## INFORMATION SUPPLIED

======

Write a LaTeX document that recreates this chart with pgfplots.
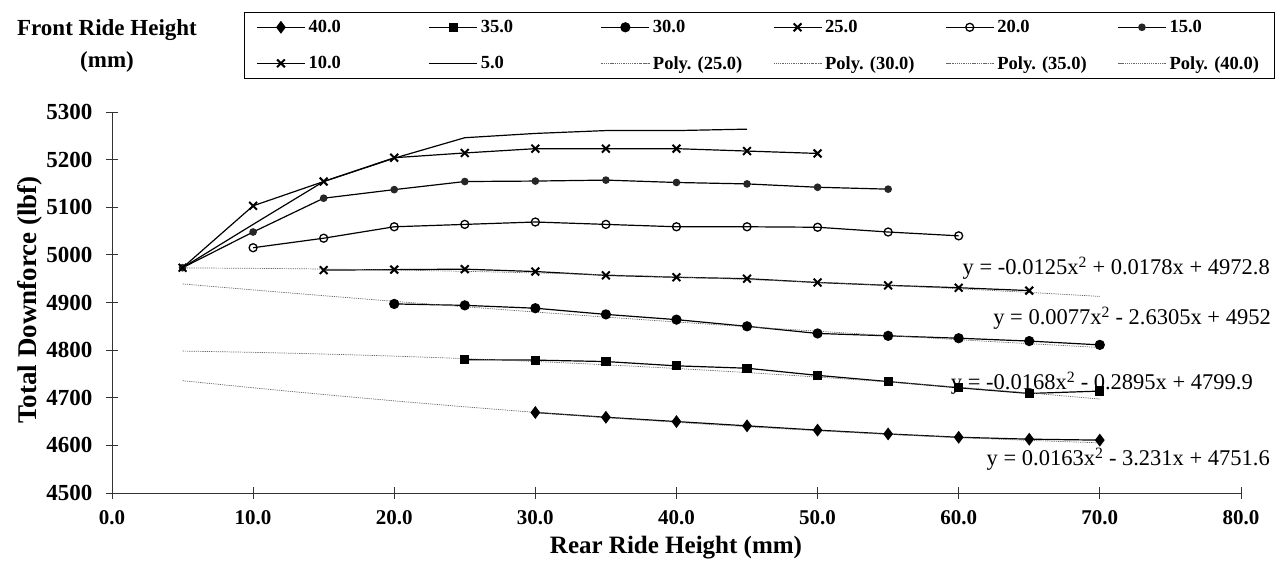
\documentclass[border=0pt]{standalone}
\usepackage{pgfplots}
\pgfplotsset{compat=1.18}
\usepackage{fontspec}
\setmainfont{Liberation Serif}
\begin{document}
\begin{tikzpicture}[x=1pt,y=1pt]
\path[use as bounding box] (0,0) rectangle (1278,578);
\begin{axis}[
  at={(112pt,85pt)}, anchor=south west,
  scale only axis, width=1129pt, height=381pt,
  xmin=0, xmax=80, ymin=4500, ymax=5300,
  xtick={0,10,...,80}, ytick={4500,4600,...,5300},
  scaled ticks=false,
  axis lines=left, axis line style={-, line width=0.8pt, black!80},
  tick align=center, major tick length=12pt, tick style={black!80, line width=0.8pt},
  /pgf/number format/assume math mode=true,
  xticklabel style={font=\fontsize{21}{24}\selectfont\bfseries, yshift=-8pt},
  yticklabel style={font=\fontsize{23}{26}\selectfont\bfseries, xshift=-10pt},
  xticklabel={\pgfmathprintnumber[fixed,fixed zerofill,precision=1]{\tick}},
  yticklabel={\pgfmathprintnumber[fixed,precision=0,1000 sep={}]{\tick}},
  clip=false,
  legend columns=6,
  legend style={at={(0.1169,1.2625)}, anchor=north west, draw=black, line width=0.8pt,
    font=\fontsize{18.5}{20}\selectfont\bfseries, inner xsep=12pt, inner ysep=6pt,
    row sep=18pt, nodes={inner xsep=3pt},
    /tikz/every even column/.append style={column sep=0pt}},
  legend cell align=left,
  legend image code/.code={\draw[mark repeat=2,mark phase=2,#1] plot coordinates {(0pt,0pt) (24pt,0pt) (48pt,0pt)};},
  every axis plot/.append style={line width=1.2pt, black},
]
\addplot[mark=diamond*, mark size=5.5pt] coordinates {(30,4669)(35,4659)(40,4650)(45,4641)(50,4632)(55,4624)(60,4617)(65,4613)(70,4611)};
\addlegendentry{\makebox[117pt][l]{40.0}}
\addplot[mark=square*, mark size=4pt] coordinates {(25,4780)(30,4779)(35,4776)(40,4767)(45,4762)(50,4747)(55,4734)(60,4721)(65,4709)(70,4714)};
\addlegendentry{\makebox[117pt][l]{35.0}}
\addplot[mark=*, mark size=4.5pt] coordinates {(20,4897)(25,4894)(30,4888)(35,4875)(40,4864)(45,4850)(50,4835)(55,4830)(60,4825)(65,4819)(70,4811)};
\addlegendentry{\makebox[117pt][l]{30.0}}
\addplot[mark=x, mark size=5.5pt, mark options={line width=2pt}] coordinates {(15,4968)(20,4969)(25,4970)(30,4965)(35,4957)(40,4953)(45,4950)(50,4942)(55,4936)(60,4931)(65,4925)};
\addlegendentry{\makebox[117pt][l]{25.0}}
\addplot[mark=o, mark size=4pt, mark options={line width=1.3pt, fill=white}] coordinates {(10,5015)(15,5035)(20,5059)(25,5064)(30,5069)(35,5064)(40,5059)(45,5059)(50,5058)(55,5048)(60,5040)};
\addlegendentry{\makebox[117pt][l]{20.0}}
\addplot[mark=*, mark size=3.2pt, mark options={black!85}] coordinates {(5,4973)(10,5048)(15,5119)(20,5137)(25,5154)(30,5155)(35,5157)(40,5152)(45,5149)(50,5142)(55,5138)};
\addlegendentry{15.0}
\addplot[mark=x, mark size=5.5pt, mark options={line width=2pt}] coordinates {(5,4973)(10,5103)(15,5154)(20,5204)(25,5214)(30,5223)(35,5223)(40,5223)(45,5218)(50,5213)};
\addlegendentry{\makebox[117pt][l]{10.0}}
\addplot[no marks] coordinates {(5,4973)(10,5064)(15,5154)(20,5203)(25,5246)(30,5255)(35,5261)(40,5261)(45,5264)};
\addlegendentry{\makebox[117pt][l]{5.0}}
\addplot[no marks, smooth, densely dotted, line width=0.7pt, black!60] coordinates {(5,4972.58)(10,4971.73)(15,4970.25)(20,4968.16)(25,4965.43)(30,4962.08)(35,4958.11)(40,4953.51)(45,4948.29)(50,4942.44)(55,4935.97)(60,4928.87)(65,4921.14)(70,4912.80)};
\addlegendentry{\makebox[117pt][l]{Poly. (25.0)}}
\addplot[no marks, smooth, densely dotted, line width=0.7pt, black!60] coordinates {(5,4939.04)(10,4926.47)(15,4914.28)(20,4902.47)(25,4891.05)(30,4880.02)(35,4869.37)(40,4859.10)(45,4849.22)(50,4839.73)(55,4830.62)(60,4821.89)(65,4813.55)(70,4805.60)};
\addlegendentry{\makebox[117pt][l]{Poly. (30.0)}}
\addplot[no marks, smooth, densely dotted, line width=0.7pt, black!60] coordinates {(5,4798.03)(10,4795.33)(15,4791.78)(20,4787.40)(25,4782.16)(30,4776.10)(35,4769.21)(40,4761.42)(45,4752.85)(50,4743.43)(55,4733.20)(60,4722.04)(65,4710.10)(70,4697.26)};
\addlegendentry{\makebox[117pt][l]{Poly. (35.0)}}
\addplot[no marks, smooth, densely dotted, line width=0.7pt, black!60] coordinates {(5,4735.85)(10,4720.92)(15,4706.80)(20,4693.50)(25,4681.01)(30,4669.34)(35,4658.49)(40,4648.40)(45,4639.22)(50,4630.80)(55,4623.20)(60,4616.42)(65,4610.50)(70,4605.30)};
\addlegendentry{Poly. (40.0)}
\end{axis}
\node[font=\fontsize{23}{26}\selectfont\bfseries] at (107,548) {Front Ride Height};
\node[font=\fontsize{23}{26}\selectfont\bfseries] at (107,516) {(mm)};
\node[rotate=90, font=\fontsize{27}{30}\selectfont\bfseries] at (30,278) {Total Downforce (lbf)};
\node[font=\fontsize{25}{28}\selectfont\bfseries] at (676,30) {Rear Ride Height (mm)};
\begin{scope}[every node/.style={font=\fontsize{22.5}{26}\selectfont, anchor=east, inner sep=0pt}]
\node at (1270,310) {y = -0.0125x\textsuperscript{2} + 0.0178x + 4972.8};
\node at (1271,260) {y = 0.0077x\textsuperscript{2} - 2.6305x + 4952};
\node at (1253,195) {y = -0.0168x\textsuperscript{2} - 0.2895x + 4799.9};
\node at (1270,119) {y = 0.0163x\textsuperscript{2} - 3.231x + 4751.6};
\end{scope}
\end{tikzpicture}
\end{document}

======

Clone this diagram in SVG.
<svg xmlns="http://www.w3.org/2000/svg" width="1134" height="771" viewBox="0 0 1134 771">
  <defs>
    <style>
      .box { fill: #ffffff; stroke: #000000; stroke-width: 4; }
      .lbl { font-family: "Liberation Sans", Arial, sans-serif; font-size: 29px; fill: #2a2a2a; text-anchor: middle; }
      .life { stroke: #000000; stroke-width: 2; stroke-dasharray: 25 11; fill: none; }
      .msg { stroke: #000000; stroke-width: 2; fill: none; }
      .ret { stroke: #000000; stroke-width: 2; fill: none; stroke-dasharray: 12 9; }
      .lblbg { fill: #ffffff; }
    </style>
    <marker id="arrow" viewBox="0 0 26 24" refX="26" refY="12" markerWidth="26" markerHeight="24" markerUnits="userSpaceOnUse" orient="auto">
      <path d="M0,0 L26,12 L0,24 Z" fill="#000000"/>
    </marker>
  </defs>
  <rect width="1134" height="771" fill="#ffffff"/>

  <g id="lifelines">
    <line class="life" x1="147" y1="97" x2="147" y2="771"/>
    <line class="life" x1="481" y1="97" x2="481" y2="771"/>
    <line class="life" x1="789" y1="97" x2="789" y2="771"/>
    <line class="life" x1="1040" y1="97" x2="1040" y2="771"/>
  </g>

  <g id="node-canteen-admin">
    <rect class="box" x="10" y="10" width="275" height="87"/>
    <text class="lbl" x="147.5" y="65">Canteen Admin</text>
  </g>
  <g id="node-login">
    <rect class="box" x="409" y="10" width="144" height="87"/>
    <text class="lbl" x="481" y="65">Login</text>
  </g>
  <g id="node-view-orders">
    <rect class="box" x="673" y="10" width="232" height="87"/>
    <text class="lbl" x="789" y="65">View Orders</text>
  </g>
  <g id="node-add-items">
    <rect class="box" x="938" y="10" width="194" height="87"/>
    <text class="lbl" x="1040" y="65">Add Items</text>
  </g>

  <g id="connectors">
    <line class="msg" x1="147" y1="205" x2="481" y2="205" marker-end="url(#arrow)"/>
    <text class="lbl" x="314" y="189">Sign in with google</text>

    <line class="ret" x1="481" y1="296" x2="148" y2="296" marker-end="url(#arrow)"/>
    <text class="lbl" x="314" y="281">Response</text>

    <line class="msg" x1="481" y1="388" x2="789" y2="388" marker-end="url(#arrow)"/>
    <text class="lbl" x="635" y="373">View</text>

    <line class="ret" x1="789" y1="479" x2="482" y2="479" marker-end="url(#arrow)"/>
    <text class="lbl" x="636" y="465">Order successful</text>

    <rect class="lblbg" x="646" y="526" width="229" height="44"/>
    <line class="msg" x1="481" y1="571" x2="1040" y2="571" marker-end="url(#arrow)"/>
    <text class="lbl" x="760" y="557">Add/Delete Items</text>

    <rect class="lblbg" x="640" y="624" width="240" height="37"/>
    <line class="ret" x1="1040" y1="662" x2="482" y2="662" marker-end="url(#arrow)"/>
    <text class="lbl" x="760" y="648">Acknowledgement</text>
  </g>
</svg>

======

Identify each line containing the string "with" and copy it out.

Write a LaTeX document that recreates this chart with pgfplots.
    <text class="lbl" x="314" y="189">Sign in with google</text>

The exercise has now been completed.